Even though the final scene repeats verbatim a viewpoint we've heard earlier in the film, the particular character from whom this verbiage now spews makes its own awful point about how we keep putting the foxes in charge of our hen-houses. It ain't illegal, but it sure as hell ought to be. Still, Equity is pointed and fun, moving fast and concisely toward its goal. And though its stance may be feminist by virtue of most of the major characters being women, you finally find yourself (and properly so) rooting for just about no one at all. The sleaze quotient is simply to high to make that possible. These people deserve each other -- although the American economy and us taxpayers deserves a lot better.

TrustMovies had hoped that the filmmakers would, at the end, give us a look at those revealing photos of the obnoxious co-owner of the IPO that he had put online as bait to prove that his new social-network-with-complete-privacy could not be hacked. Alas, we don't get that little extra delight. But the movie offers plenty of others along the way.

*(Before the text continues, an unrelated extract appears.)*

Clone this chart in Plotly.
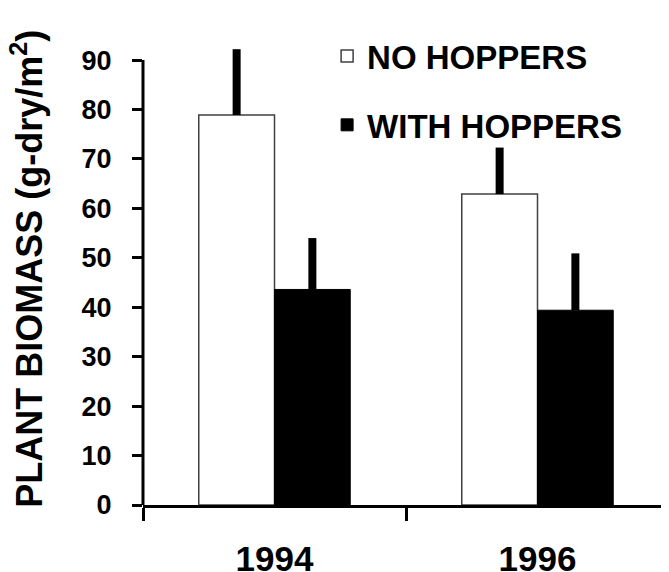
import plotly.graph_objects as go

years = ["1994", "1996"]
no_hoppers = [78.9, 62.9]
no_hoppers_err = [13.3, 9.4]
with_hoppers = [43.6, 39.4]
with_hoppers_err = [10.4, 11.5]
y_ticks = [0, 10, 20, 30, 40, 50, 60, 70, 80, 90]

FONT = "Liberation Sans, Arial, Helvetica, sans-serif"

fig = go.Figure()
fig.add_trace(go.Bar(
    x=years, y=no_hoppers, name="NO HOPPERS", legendgroup="a", cliponaxis=False,
    marker=dict(color="white", line=dict(color="#404040", width=1.5)),
    error_y=dict(type="data", symmetric=False, array=no_hoppers_err,
                 arrayminus=[0, 0], thickness=8, width=0, color="black"),
))
fig.add_trace(go.Bar(
    x=years, y=with_hoppers, name="WITH HOPPERS", legendgroup="b", cliponaxis=False,
    marker=dict(color="black", line=dict(color="black", width=1)),
    error_y=dict(type="data", symmetric=False, array=with_hoppers_err,
                 arrayminus=[0, 0], thickness=8, width=0, color="black"),
))

fig.update_layout(
    width=661, height=564,
    margin=dict(l=135, r=0, t=37, b=67, autoexpand=False),
    paper_bgcolor="white", plot_bgcolor="white",
    barmode="group", bargap=0.424, bargroupgap=0,
    font=dict(family=FONT, color="black", weight=700),
    showlegend=True,
    legend=dict(x=0.35, xanchor="left", y=1.037, yanchor="top",
                font=dict(size=33, family=FONT, weight=700),
                tracegroupgap=23, bgcolor="rgba(0,0,0,0)", traceorder="grouped"),
    xaxis=dict(
        type="category", range=[-0.5, 1.5], showgrid=False, automargin=False,
        showline=True, linecolor="black", linewidth=3,
        ticks="outside", tickson="boundaries", ticklen=13, tickwidth=3, tickcolor="black",
        tickfont=dict(size=35, family=FONT, weight=700), ticklabelstandoff=21,
    ),
    yaxis=dict(
        range=[0, 93.05], tickvals=y_ticks, showgrid=False, zeroline=False, automargin=False,
        showline=False,
        ticks="outside", ticklen=10, tickwidth=3, tickcolor="black",
        tickfont=dict(size=27, family=FONT, weight=700), ticklabelstandoff=15,
    ),
    shapes=[dict(
        type="line", xref="paper", yref="y", x0=0, x1=0, y0=0, y1=y_ticks[-1],
        line=dict(color="black", width=3), layer="above",
    )],
    annotations=[dict(
        text="PLANT BIOMASS (g-dry/m<sup>2</sup>)", textangle=-90,
        xref="paper", yref="paper", x=-0.222, y=0.514,
        xanchor="center", yanchor="middle", showarrow=False,
        font=dict(size=36, family=FONT, weight=700),
    )],
)

fig.write_html("out.html")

From Sony Pictures Classics and running a sleek 100 minutes, Equity opens here in South Florida today -- in Boca Raton at the Regal Shadowood 16 and The Living Room Theaters; at the Movies of Delray and the Movies of Lake Worthand in the Miami area at the Regal South Beach 18, and the AMC's Aventura 24 and Sunset Place 24. Click here to see all currently scheduled playdates cities and theaters nationwide.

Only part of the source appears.